An accession of a new king might have required an election. A consent from other members of the royal famlily, from the magnates and the chiefs was necessary. Only in 812 the case was settled with a fight between Sigfred and Anulo, who couldn't hit it off, and both pretenders were killed. Anulo's party was considered winner and his brethren were elected kings (Harald and Reginfred). A new king was probably inaugurated in ceremonious rituals. Centuries later the king was inaugurated in Viborg, in line with the Lejre-Chronicle from the 1100s, where it is told that the legendary founder of the kingdom, king Dan, was put upon a large stone in Viborg, when he was proclaimed king. This is not unlikely; similar ceremonies are known from other European countries.
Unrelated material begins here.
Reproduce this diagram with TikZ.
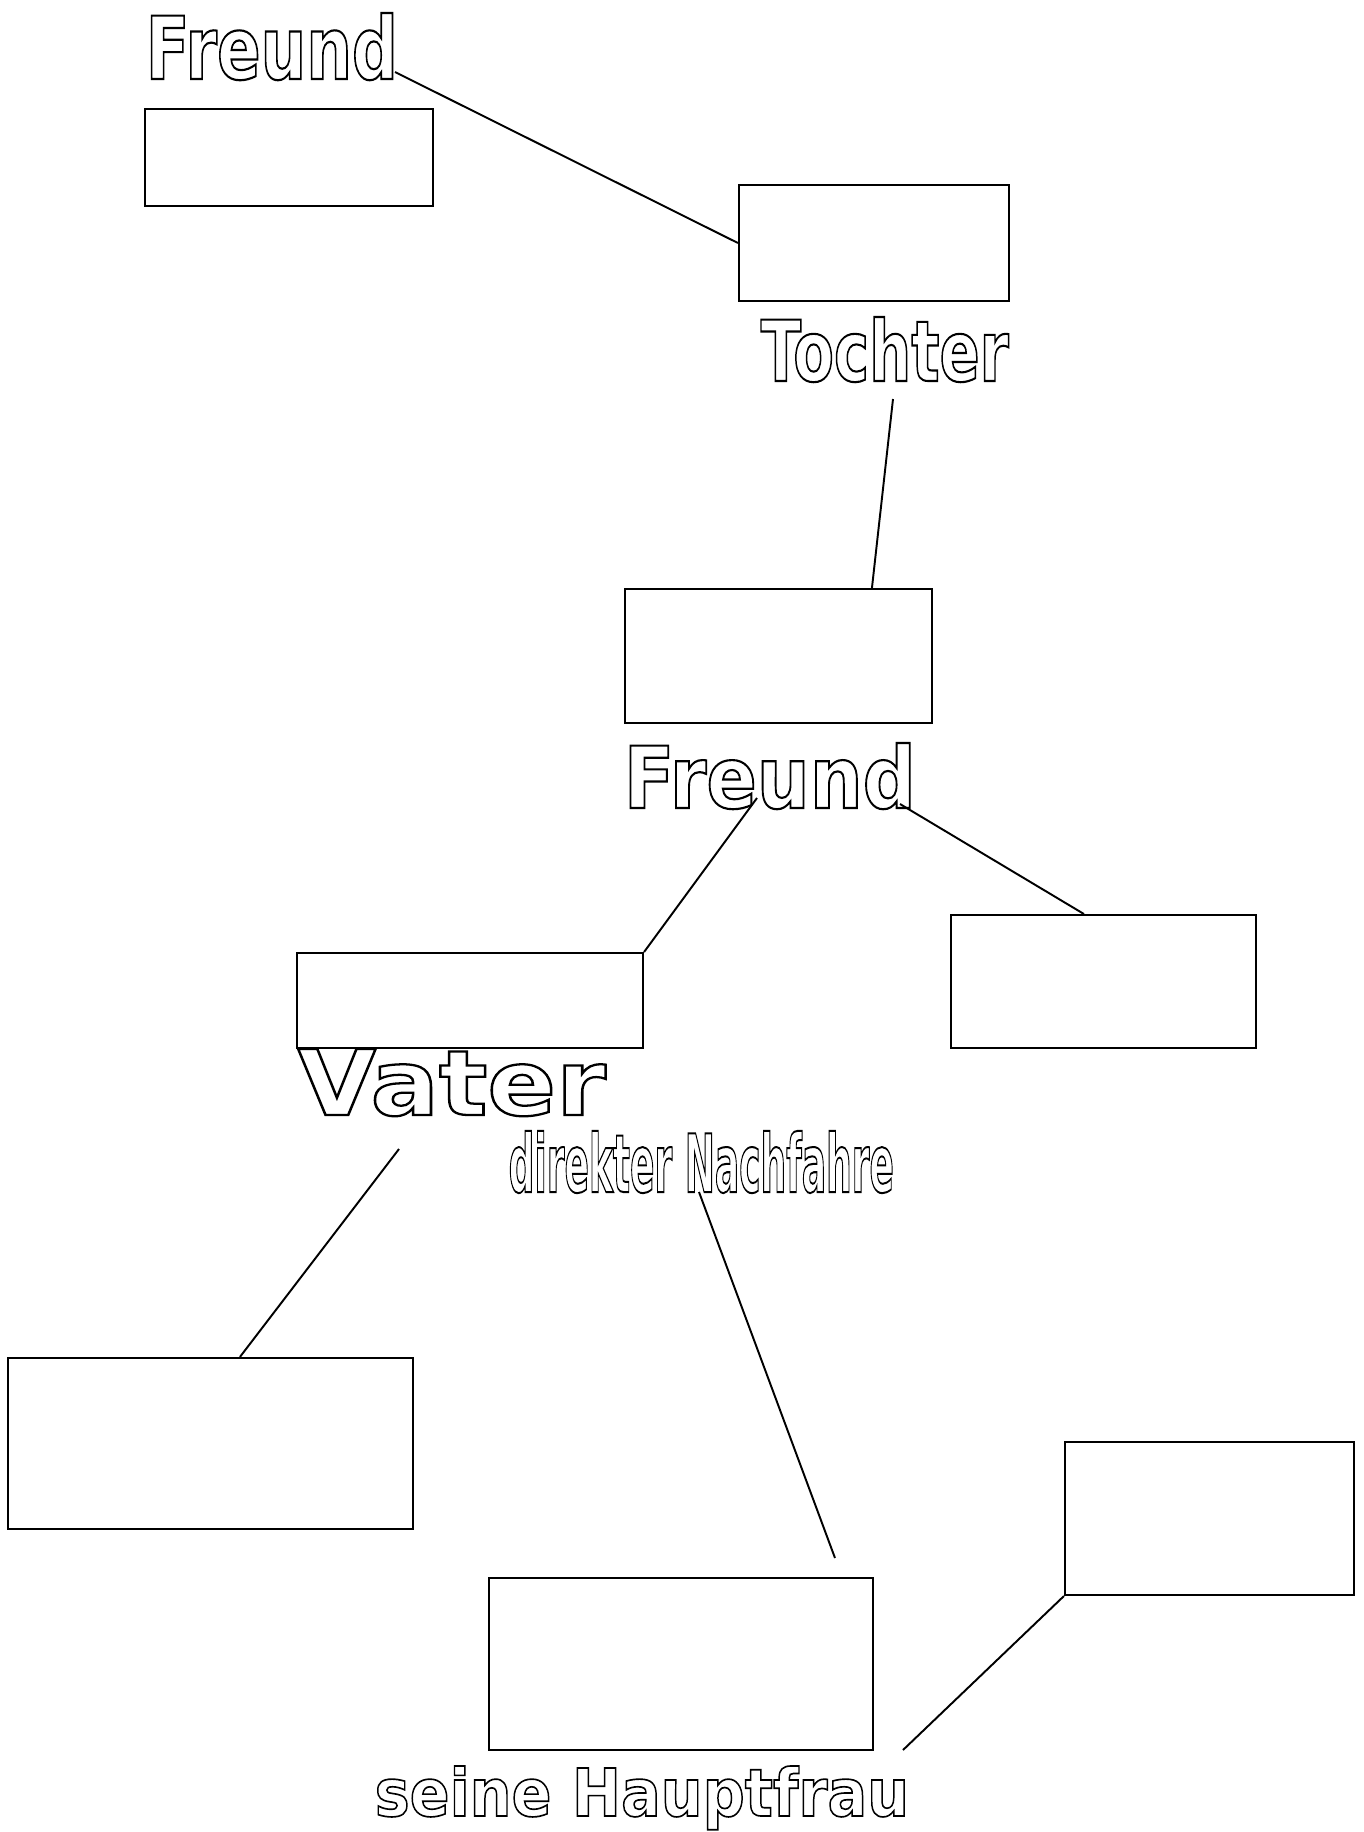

In the 800s the Danish kings were often challenged by rivals, who came home after a stay abroad. Those who are mentioned in the Frankish annals are all members of the royal families. As mentioned before came Godfred's sons home from exile in Sweden and drove away the brothers Reginfred and Harald. Reginfred was killed the following year, but Harald spent many years in exile by the Franks. In 855 his son Godfred and his nephew Rorik tried in vain to win the throne after Horik I's death. Instead a young relative of Horik with the same name was elected king (Horik II). He still lived in 864 when pope Nicolai I sent him a letter. It is not known when his rule ended, or if he died a king. In 873 two brothers Halvdan and Sigfred were king of the Danes. They each sent delegates to the German king Ludwig in order to secure the peace at the Ejder-border. This shows clearly that they shared a united kingdom.
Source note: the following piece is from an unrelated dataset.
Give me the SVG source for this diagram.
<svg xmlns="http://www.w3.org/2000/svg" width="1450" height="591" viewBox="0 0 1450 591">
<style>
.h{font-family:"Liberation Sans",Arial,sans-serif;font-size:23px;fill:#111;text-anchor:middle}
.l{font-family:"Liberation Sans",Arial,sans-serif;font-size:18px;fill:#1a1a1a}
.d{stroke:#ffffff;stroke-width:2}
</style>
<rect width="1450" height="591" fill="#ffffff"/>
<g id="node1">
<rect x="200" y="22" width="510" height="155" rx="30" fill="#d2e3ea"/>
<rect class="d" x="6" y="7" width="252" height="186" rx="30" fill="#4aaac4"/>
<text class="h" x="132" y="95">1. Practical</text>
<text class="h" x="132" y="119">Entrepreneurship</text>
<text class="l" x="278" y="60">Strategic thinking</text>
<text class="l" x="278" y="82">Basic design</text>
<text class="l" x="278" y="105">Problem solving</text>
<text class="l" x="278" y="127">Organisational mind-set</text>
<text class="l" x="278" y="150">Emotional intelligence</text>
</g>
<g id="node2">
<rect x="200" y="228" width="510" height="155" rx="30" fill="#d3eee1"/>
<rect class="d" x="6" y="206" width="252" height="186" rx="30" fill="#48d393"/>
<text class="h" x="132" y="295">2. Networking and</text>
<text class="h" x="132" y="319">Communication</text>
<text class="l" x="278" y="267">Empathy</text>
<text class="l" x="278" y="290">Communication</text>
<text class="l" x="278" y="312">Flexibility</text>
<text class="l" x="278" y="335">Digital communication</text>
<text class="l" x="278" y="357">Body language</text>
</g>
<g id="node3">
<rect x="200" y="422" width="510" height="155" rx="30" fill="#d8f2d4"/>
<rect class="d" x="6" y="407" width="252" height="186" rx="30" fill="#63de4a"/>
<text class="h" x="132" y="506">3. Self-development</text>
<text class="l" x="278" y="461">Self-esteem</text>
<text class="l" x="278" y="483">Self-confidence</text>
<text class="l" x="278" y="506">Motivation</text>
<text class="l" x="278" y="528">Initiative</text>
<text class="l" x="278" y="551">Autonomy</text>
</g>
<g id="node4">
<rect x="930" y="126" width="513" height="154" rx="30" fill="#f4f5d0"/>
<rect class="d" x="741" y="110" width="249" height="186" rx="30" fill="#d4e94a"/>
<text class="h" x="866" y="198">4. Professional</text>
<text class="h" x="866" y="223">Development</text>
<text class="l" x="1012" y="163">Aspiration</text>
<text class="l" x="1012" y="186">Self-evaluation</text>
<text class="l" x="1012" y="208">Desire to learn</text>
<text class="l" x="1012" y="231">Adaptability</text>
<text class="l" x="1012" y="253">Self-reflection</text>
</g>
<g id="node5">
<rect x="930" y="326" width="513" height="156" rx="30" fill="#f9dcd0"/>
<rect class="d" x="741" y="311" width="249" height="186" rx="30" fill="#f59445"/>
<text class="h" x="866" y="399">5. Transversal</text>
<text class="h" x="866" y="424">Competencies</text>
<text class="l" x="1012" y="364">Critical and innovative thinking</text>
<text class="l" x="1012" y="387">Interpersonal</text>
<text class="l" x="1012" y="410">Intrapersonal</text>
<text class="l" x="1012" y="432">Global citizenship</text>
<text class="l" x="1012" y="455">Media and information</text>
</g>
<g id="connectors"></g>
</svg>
The next century is dark and the Danish kings are not wellknown. In the last quarter of the 800s English, Frankish and Irish sources mention several viking chiefs as kings of the Danes, it was presumed that these viking chiefs were rulers in Denmark at the same time ravaging the western countries like Sven Tveskæg later did. Halvdan on the British Isles in 871 and 877, Sigfred at Elsloo near Maastricht in 882, were identified as the Danish kings who are mentioned in 873. But this is hardly true. A king in the early Viking period could not allow himself to stay away from his country for a long expedition. He had to maintain his power and position as king. Halvdan and Sigfred who were the leaders of several attacks abroad, were probably expelled from Denmark. Several members of the dynasty had these names. Other royal leaders of Viking armies in England, like king Bagsec in 871 and the kings Godrum, Oscetel and Anwend in 875, had evidently no connections to Denmark, although Godrum had the same name as Horik's nephew who was killed in 854. Some of these kings might have been elected by their armies like Canute the Great was in 1014.


Source: Gyldendal & Politikens Danmarkshistorie, Bd. 3 , Peter Sawyer, "Da Danmark blev Danmark", 1988.

1 comment:

Jim Stahl said...

This is great information. I'm a Siegfried on through my mother's family lineage and an uncle did some research about the origin of the name and its first appearance.